Instructions to follow ::
Check each line of the material. Copy those containing "script".

----- Information provided

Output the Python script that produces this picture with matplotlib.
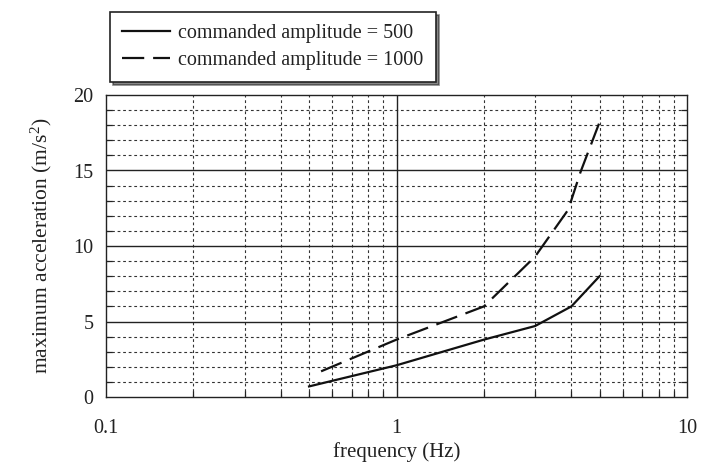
import matplotlib
matplotlib.use("Agg")
import matplotlib.pyplot as plt
from matplotlib.ticker import FixedLocator, NullFormatter, FixedFormatter

# data
freq_500 = [0.5, 1.0, 2.0, 3.0, 4.0, 5.0]
acc_500 = [0.7, 2.1, 3.8, 4.7, 6.0, 8.0]
freq_1000 = [0.55, 1.0, 2.0, 3.0, 3.9, 4.3, 5.0]
acc_1000 = [1.7, 3.8, 6.0, 9.3, 12.4, 14.9, 18.2]
labels = ["commanded amplitude = 500", "commanded amplitude = 1000"]
xticks = [0.1, 1, 10]
xticklabels = ["0.1", "1", "10"]
yticks = [0, 5, 10, 15, 20]

plt.rcParams['font.family'] = ['Liberation Serif', 'DejaVu Serif']
plt.rcParams['mathtext.fontset'] = 'custom'
plt.rcParams['mathtext.rm'] = 'Liberation Serif'
plt.rcParams['mathtext.it'] = 'Liberation Serif:italic'

fig = plt.figure(figsize=(7.01, 4.65), dpi=100)
W, H = 701, 465
ax = fig.add_axes([106 / W, 1 - 397 / H, (687 - 106) / W, (397 - 95) / H])

ax.set_xscale('log')
ax.set_xlim(0.1, 10)
ax.set_ylim(0, 20)

# grid
minor_x = [m * d for d in (0.1, 1) for m in range(2, 10)]
for x in minor_x:
    ax.axvline(x, color='#333333', lw=0.8, ls=(0, (2.5, 2.5)), zorder=1)
for y in range(1, 20):
    if y % 5:
        ax.axhline(y, color='#333333', lw=0.8, ls=(0, (2.5, 2.5)), zorder=1)
for y in (5, 10, 15):
    ax.axhline(y, color='#222222', lw=1.0, zorder=1)
ax.axvline(1, color='#222222', lw=1.0, zorder=1)

l1, = ax.plot(freq_500, acc_500, color='#111111', lw=1.6, ls='-', zorder=3)
l2, = ax.plot(freq_1000, acc_1000, color='#111111', lw=1.6, ls=(0, (10, 4)), zorder=3)

ax.xaxis.set_major_locator(FixedLocator(xticks))
ax.xaxis.set_major_formatter(FixedFormatter(xticklabels))
ax.xaxis.set_minor_locator(FixedLocator(minor_x))
ax.xaxis.set_minor_formatter(NullFormatter())
ax.yaxis.set_major_locator(FixedLocator(yticks))
ax.yaxis.set_minor_locator(FixedLocator(list(range(0, 21))))

ax.tick_params(which='both', direction='in', top=False, right=True, colors='#222222', labelcolor='#222222')
ax.tick_params(which='major', length=0, labelsize=14.5)
ax.tick_params(axis='x', which='major', pad=16)
ax.tick_params(axis='y', which='major', pad=9)
ax.tick_params(which='minor', length=4, width=0.9)

for s in ax.spines.values():
    s.set_linewidth(1.0)
    s.set_color('#222222')

ax.set_xlabel('frequency (Hz)', fontsize=15, color='#222222', labelpad=3)
ax.set_ylabel(r'maximum acceleration (m/s$^{2}$)', fontsize=15.5, color='#222222', labelpad=14)

leg = fig.legend([l1, l2], labels, loc='upper left',
                 bbox_to_anchor=(110 / W, 1 - 12 / H), fontsize=14.5,
                 frameon=True, fancybox=False, shadow={'color': '#111111'},
                 edgecolor='#222222', framealpha=1, handlelength=2.4,
                 handletextpad=0.4, borderpad=0.6, labelspacing=0.4,
                 borderaxespad=0)
leg.get_frame().set_linewidth(1.2)
for t in leg.get_texts():
    t.set_color('#222222')

fig.savefig('out.png', dpi=100)
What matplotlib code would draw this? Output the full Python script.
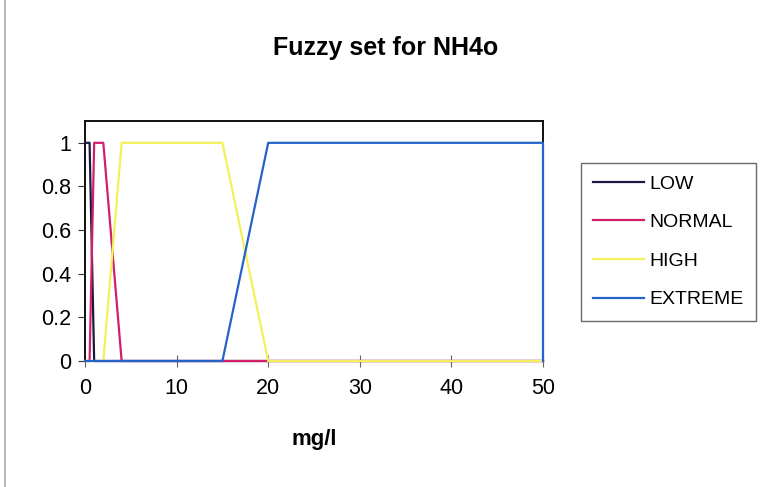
import matplotlib
matplotlib.use("Agg")
import matplotlib.pyplot as plt

plt.rcParams['font.family'] = ['Liberation Sans', 'DejaVu Sans']

# membership functions for NH4o (mg/l)
low_x = [0, 0.5, 1, 50]
low_y = [1, 1, 0, 0]

normal_x = [0, 0.5, 1, 2, 4, 50]
normal_y = [0, 0, 1, 1, 0, 0]

high_x = [0, 2, 4, 15, 20, 50]
high_y = [0, 0, 1, 1, 0, 0]

extreme_x = [0, 15, 20, 50, 50]
extreme_y = [0, 0, 1, 1, 0]

x_ticks = [0, 10, 20, 30, 40, 50]
y_ticks = [0, 0.2, 0.4, 0.6, 0.8, 1]
y_tick_labels = ['0', '0.2', '0.4', '0.6', '0.8', '1']

fig = plt.figure(figsize=(7.6, 4.87), dpi=100)
ax = fig.add_axes([85 / 760, 126 / 487, 458 / 760, 240 / 487])

lw = 1.6
kw = dict(lw=lw, zorder=3, clip_on=False)
ax.plot(low_x, low_y, color='#1b1840', label='LOW', **kw)
ax.plot(normal_x, normal_y, color='#d21f6c', label='NORMAL', **kw)
ax.plot(high_x, high_y, color='#f4ef5a', label='HIGH', **kw)
ax.plot(extreme_x, extreme_y, color='#2563c8', label='EXTREME', **kw)

ax.set_xlim(0, 50)
ax.set_ylim(0, 1.1)
ax.set_xticks(x_ticks)
ax.set_yticks(y_ticks)
ax.set_yticklabels(y_tick_labels)
ax.tick_params(axis='x', direction='inout', length=8, labelsize=15.5, pad=8, color='#666666')
ax.tick_params(axis='y', direction='out', length=5, labelsize=15.5, pad=5, color='#333333')

for side in ['top', 'right', 'left', 'bottom']:
    ax.spines[side].set_color('#111111')
    ax.spines[side].set_linewidth(1.4)
    ax.spines[side].set_zorder(2)

ax.set_xlabel('mg/l', fontsize=16, fontweight='bold', labelpad=22)
fig.text(386 / 760, 1 - 48 / 487, 'Fuzzy set for NH4o', ha='center', va='center',
         fontsize=18, fontweight='bold')

leg = ax.legend(loc='upper left', bbox_to_anchor=(581 / 760, 1 - 163 / 487),
                bbox_transform=fig.transFigure, frameon=True, fancybox=False,
                fontsize=14, handlelength=2.6, handletextpad=0.3,
                labelspacing=1.08, borderpad=0.62, borderaxespad=0)
leg.get_frame().set_edgecolor('#444444')
leg.get_frame().set_linewidth(1.0)
leg.set_zorder(5)

# thin border at the left edge of the sheet
fig.add_artist(plt.Line2D([5 / 760, 5 / 760], [0, 1], transform=fig.transFigure,
                          color='#aaaaaa', lw=1.2))

fig.savefig('out.png', dpi=100)
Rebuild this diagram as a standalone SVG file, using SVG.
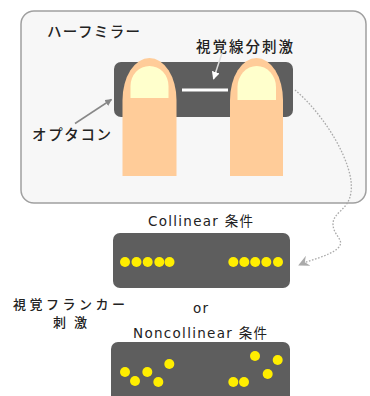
<svg xmlns="http://www.w3.org/2000/svg" width="370" height="396" viewBox="0 0 370 396">
  <style>
    .jp { font-family: "Noto Sans CJK JP", "DejaVu Sans", sans-serif; font-size: 14.5px; font-weight: 500; fill: #222; }
    .jp.small { font-size: 13px; }
    .lat { font-family: "DejaVu Sans", "Noto Sans CJK JP", sans-serif; font-size: 13.5px; fill: #222; }
    .panel { fill: #5e5e5e; }
    .finger { fill: #ffcc99; }
    .nail { fill: #ffffcc; }
    .dot { fill: #ffee00; }
  </style>
  <defs>
    <marker id="headGray" viewBox="0 0 10 10" refX="9" refY="5" markerWidth="7" markerHeight="7" orient="auto" markerUnits="userSpaceOnUse">
      <path d="M0,0 L10,5 L0,10 z" fill="#888"/>
    </marker>
    <marker id="headWhite" viewBox="0 0 10 10" refX="9" refY="5" markerWidth="8" markerHeight="8" orient="auto" markerUnits="userSpaceOnUse">
      <path d="M0,0 L10,5 L0,10 z" fill="#ffffff"/>
    </marker>
    <marker id="headOpen" viewBox="0 0 12 12" refX="11" refY="6" markerWidth="11" markerHeight="11" orient="auto" markerUnits="userSpaceOnUse">
      <path d="M0,0 L12,6 L0,12 L4,6 z" fill="#aaa"/>
    </marker>
  </defs>

  <!-- half mirror enclosure -->
  <g id="halfmirror">
    <rect x="21" y="11" width="345" height="192" rx="13" fill="#f7f7f7" stroke="#a0a0a0" stroke-width="1.5"/>
    <text class="jp" x="47" y="37" textLength="93" lengthAdjust="spacing">ハーフミラー</text>
  </g>

  <!-- optacon display with fingers -->
  <g id="optacon">
    <rect class="panel" x="114" y="62" width="179" height="55" rx="7"/>
    <rect x="182" y="88.5" width="46" height="3" fill="#ffffff"/>
    <path class="finger" d="M122.5,176 V100 A27,42 0 0 1 176.5,100 V176 Z"/>
    <path class="nail" d="M130.5,98 V86 A19,20 0 0 1 168.5,86 V98 Z"/>
    <path class="finger" d="M230,176 V100 A26.5,42 0 0 1 283,100 V176 Z"/>
    <path class="nail" d="M237.5,100 V87 A19.25,21 0 0 1 276,87 V100 Z"/>
  </g>

  <g id="label-stimulus">
    <text class="jp" x="196" y="51.5" textLength="97" lengthAdjust="spacing">視覚線分刺激</text>
  </g>
  <g id="label-optacon">
    <text class="jp" x="32" y="140" textLength="79" lengthAdjust="spacing">オプタコン</text>
  </g>

  <!-- collinear condition -->
  <g id="collinear">
    <text class="lat" x="148" y="226" textLength="105" lengthAdjust="spacing">Collinear 条件</text>
    <rect class="panel" x="113" y="233" width="177" height="55" rx="7"/>
    <circle class="dot" cx="125" cy="262" r="5"/>
    <circle class="dot" cx="136.5" cy="262" r="5"/>
    <circle class="dot" cx="147.7" cy="262" r="5"/>
    <circle class="dot" cx="159.3" cy="262" r="5"/>
    <circle class="dot" cx="169.5" cy="262" r="5"/>
    <circle class="dot" cx="233.3" cy="262" r="5"/>
    <circle class="dot" cx="244.3" cy="262" r="5"/>
    <circle class="dot" cx="255.2" cy="262" r="5"/>
    <circle class="dot" cx="266.3" cy="262" r="5"/>
    <circle class="dot" cx="278" cy="262" r="5"/>
  </g>

  <g id="label-flanker">
    <text class="jp small" x="13" y="308.5" textLength="112" lengthAdjust="spacing">視覚フランカー</text>
    <text class="jp small" x="53" y="327" textLength="34" lengthAdjust="spacing">刺激</text>
  </g>

  <g id="label-or">
    <text class="lat" x="193" y="312.5" textLength="15" lengthAdjust="spacing">or</text>
  </g>

  <!-- noncollinear condition -->
  <g id="noncollinear">
    <text class="lat" x="133" y="338" textLength="134" lengthAdjust="spacing">Noncollinear 条件</text>
    <rect class="panel" x="111" y="342" width="179" height="64" rx="7"/>
    <circle class="dot" cx="125" cy="372" r="5"/>
    <circle class="dot" cx="135" cy="381" r="5"/>
    <circle class="dot" cx="147.3" cy="372" r="5"/>
    <circle class="dot" cx="158.3" cy="382" r="5"/>
    <circle class="dot" cx="169.3" cy="364" r="5"/>
    <circle class="dot" cx="233.3" cy="382" r="5"/>
    <circle class="dot" cx="244" cy="382" r="5"/>
    <circle class="dot" cx="255" cy="356" r="5"/>
    <circle class="dot" cx="267.7" cy="374" r="5"/>
    <circle class="dot" cx="277.7" cy="360" r="5"/>
  </g>

  <!-- connectors -->
  <g id="connectors" fill="none">
    <line x1="222" y1="53" x2="213.5" y2="79" stroke="#dddddd" stroke-width="1.5" marker-end="url(#headWhite)"/>
    <line x1="75" y1="123.5" x2="111.5" y2="99.5" stroke="#888" stroke-width="1.5" marker-end="url(#headGray)"/>
    <path d="M295,90 C325,115 355,165 351,192 C349,210 333,212 333,224 C333,236 346,240 338,248 C330,256 312,259 299,265" stroke="#aaa" stroke-width="1.3" stroke-dasharray="1.6,1.6" marker-end="url(#headOpen)"/>
  </g>
</svg>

----------

Answer to this exercise ::
Output the Python script that produces this picture with matplotlib.
What matplotlib code would draw this? Output the full Python script.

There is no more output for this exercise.